Write every line out verbatim and omit the pictures.

→ **Stored data**
------------------------
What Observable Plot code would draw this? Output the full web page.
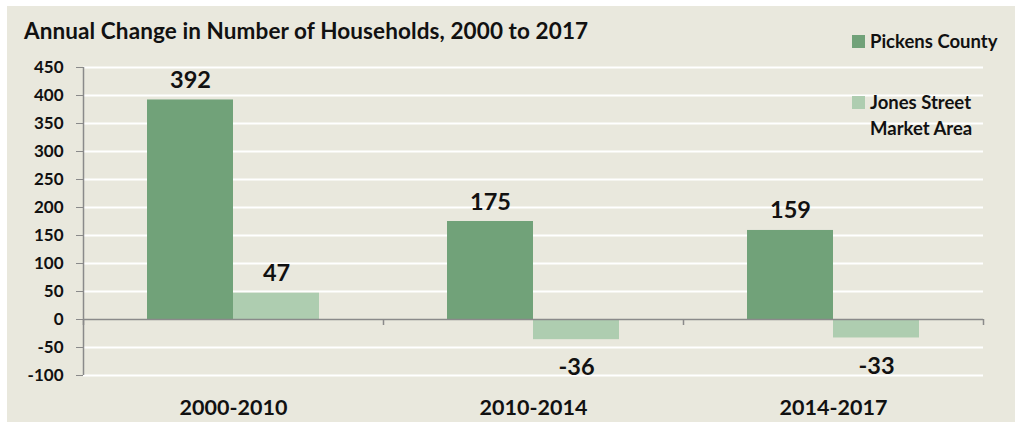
<!DOCTYPE html>
<html>
<head>
<meta charset="utf-8">
<script src="https://cdn.jsdelivr.net/npm/d3@7"></script>
<script src="https://cdn.jsdelivr.net/npm/@observablehq/plot@0.6"></script>
<style>
  html, body { margin: 0; padding: 0; background: #ffffff; }
  #wrap { position: relative; width: 1015px; height: 422px; overflow: hidden; font-family: Lato, "Open Sans", sans-serif; }
  #bg { position: absolute; left: 7px; top: 6px; right: 0; bottom: 0; background: #e9e8dd; }
  #chart { position: absolute; left: 0; top: 0; }
  #title { position: absolute; left: 24px; top: 17px; font-size: 22.5px; letter-spacing: 0.1px; font-weight: 700; color: #111; white-space: nowrap; }
  .leg { position: absolute; left: 852px; font-size: 18.5px; font-weight: 700; color: #111; line-height: 26px; }
  .leg .sw { position: absolute; left: 0; top: 7px; width: 13px; height: 13px; }
  .leg .lb { margin-left: 18px; display: block; white-space: nowrap; }
</style>
</head>
<body>
<div id="wrap">
  <div id="bg"></div>
  <div id="chart"></div>
  <div id="title"></div>
  <div id="legend"></div>
</div>
<script>
const title = "Annual Change in Number of Households, 2000 to 2017";
const periods = ["2000-2010", "2010-2014", "2014-2017"];
const seriesNames = ["Pickens County", "Jones Street Market Area"];
const legendLines = [["Pickens County"], ["Jones Street", "Market Area"]];
const pickensValues = [392, 175, 159];
const jonesValues = [47, -36, -33];
const yTicks = [-100, -50, 0, 50, 100, 150, 200, 250, 300, 350, 400, 450];
const colors = ["#71a279", "#aecdb0"];

const pickens = periods.map((p, i) => ({period: p, value: pickensValues[i], series: seriesNames[0]}));
const jones = periods.map((p, i) => ({period: p, value: jonesValues[i], series: seriesNames[1]}));

const labelFont = {fontSize: 23.5, fontWeight: 700, fill: "#111"};
const fmt = d => String(d.value);

function labels(data, dx) {
  return [
    Plot.text(data.filter(d => d.value >= 0), {x: "period", y: "value", text: fmt, dx, ...labelFont, lineAnchor: "bottom", dy: -12}),
    Plot.text(data.filter(d => d.value < 0), {x: "period", y: "value", text: fmt, dx, ...labelFont, lineAnchor: "top", dy: 19})
  ];
}

const chart = Plot.plot({
  width: 1015,
  height: 422,
  marginLeft: 83,
  marginRight: 32,
  marginTop: 67,
  marginBottom: 47,
  style: {background: "transparent", fontFamily: "Lato, 'Open Sans', sans-serif", fontSize: "17px", fontWeight: 700, color: "#111"},
  x: {type: "band", domain: periods, padding: 0, axis: null},
  y: {domain: [-100, 450], axis: null},
  marks: [
    Plot.ruleY(yTicks.filter(t => t !== 0), {stroke: "#ffffff", strokeWidth: 2}),
    Plot.barY(pickens, {x: "period", y: "value", fill: colors[0], insetLeft: 64, insetRight: 150}),
    Plot.barY(jones, {x: "period", y: "value", fill: colors[1], insetLeft: 150, insetRight: 64}),
    Plot.ruleY([0], {stroke: "#8a8a8a", strokeWidth: 1.5}),
    Plot.ruleX([periods[0]], {y1: -100, y2: 450, dx: -150, stroke: "#8a8a8a", strokeWidth: 1.5}),
    Plot.ruleX([periods[0]], {y1: 0, y2: 0, insetBottom: -6, dx: -150, stroke: "#8a8a8a", strokeWidth: 1.5}),
    Plot.ruleX(periods, {y1: 0, y2: 0, insetBottom: -6, dx: 150, stroke: "#8a8a8a", strokeWidth: 1.5}),
    Plot.axisY({ticks: yTicks, tickSize: 7, tickPadding: 13, stroke: "#8a8a8a", tickFormat: d => String(d), label: null, fontSize: 17, fontWeight: 700, fill: "#111"}),
    Plot.axisX({tickSize: 0, tickPadding: 24, label: null, fontSize: 21.5, fontWeight: 700, fill: "#111"}),
    ...labels(pickens, -43),
    ...labels(jones, 43)
  ]
});
document.getElementById("chart").appendChild(chart);
document.getElementById("title").textContent = title;

const legTops = [28, 89];
const legend = document.getElementById("legend");
seriesNames.forEach((name, i) => {
  const item = document.createElement("div");
  item.className = "leg";
  item.style.top = legTops[i] + "px";
  item.title = name;
  const sw = document.createElement("span");
  sw.className = "sw";
  sw.style.background = colors[i];
  item.appendChild(sw);
  legendLines[i].forEach(line => {
    const lb = document.createElement("span");
    lb.className = "lb";
    lb.textContent = line;
    item.appendChild(lb);
  });
  legend.appendChild(item);
});
</script>
</body>
</html>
------------------------
→ **Exercise result**
What Observable Plot code would draw this? Output the full web page.
<!DOCTYPE html>
<html>
<head>
<meta charset="utf-8">
<script src="https://cdn.jsdelivr.net/npm/d3@7"></script>
<script src="https://cdn.jsdelivr.net/npm/@observablehq/plot@0.6"></script>
<style>
  html, body { margin: 0; padding: 0; background: #ffffff; }
  #wrap { position: relative; width: 1015px; height: 422px; overflow: hidden; font-family: Lato, "Open Sans", sans-serif; }
  #bg { position: absolute; left: 7px; top: 6px; right: 0; bottom: 0; background: #e9e8dd; }
  #chart { position: absolute; left: 0; top: 0; }
  #title { position: absolute; left: 24px; top: 17px; font-size: 22.5px; letter-spacing: 0.1px; font-weight: 700; color: #111; white-space: nowrap; }
  .leg { position: absolute; left: 852px; font-size: 18.5px; font-weight: 700; color: #111; line-height: 26px; }
  .leg .sw { position: absolute; left: 0; top: 7px; width: 13px; height: 13px; }
  .leg .lb { margin-left: 18px; display: block; white-space: nowrap; }
</style>
</head>
<body>
<div id="wrap">
  <div id="bg"></div>
  <div id="chart"></div>
  <div id="title"></div>
  <div id="legend"></div>
</div>
<script>
const title = "Annual Change in Number of Households, 2000 to 2017";
const periods = ["2000-2010", "2010-2014", "2014-2017"];
const seriesNames = ["Pickens County", "Jones Street Market Area"];
const legendLines = [["Pickens County"], ["Jones Street", "Market Area"]];
const pickensValues = [392, 175, 159];
const jonesValues = [47, -36, -33];
const yTicks = [-100, -50, 0, 50, 100, 150, 200, 250, 300, 350, 400, 450];
const colors = ["#71a279", "#aecdb0"];

const pickens = periods.map((p, i) => ({period: p, value: pickensValues[i], series: seriesNames[0]}));
const jones = periods.map((p, i) => ({period: p, value: jonesValues[i], series: seriesNames[1]}));

const labelFont = {fontSize: 23.5, fontWeight: 700, fill: "#111"};
const fmt = d => String(d.value);

function labels(data, dx) {
  return [
    Plot.text(data.filter(d => d.value >= 0), {x: "period", y: "value", text: fmt, dx, ...labelFont, lineAnchor: "bottom", dy: -12}),
    Plot.text(data.filter(d => d.value < 0), {x: "period", y: "value", text: fmt, dx, ...labelFont, lineAnchor: "top", dy: 19})
  ];
}

const chart = Plot.plot({
  width: 1015,
  height: 422,
  marginLeft: 83,
  marginRight: 32,
  marginTop: 67,
  marginBottom: 47,
  style: {background: "transparent", fontFamily: "Lato, 'Open Sans', sans-serif", fontSize: "17px", fontWeight: 700, color: "#111"},
  x: {type: "band", domain: periods, padding: 0, axis: null},
  y: {domain: [-100, 450], axis: null},
  marks: [
    Plot.ruleY(yTicks.filter(t => t !== 0), {stroke: "#ffffff", strokeWidth: 2}),
    Plot.barY(pickens, {x: "period", y: "value", fill: colors[0], insetLeft: 64, insetRight: 150}),
    Plot.barY(jones, {x: "period", y: "value", fill: colors[1], insetLeft: 150, insetRight: 64}),
    Plot.ruleY([0], {stroke: "#8a8a8a", strokeWidth: 1.5}),
    Plot.ruleX([periods[0]], {y1: -100, y2: 450, dx: -150, stroke: "#8a8a8a", strokeWidth: 1.5}),
    Plot.ruleX([periods[0]], {y1: 0, y2: 0, insetBottom: -6, dx: -150, stroke: "#8a8a8a", strokeWidth: 1.5}),
    Plot.ruleX(periods, {y1: 0, y2: 0, insetBottom: -6, dx: 150, stroke: "#8a8a8a", strokeWidth: 1.5}),
    Plot.axisY({ticks: yTicks, tickSize: 7, tickPadding: 13, stroke: "#8a8a8a", tickFormat: d => String(d), label: null, fontSize: 17, fontWeight: 700, fill: "#111"}),
    Plot.axisX({tickSize: 0, tickPadding: 24, label: null, fontSize: 21.5, fontWeight: 700, fill: "#111"}),
    ...labels(pickens, -43),
    ...labels(jones, 43)
  ]
});
document.getElementById("chart").appendChild(chart);
document.getElementById("title").textContent = title;

const legTops = [28, 89];
const legend = document.getElementById("legend");
seriesNames.forEach((name, i) => {
  const item = document.createElement("div");
  item.className = "leg";
  item.style.top = legTops[i] + "px";
  item.title = name;
  const sw = document.createElement("span");
  sw.className = "sw";
  sw.style.background = colors[i];
  item.appendChild(sw);
  legendLines[i].forEach(line => {
    const lb = document.createElement("span");
    lb.className = "lb";
    lb.textContent = line;
    item.appendChild(lb);
  });
  legend.appendChild(item);
});
</script>
</body>
</html>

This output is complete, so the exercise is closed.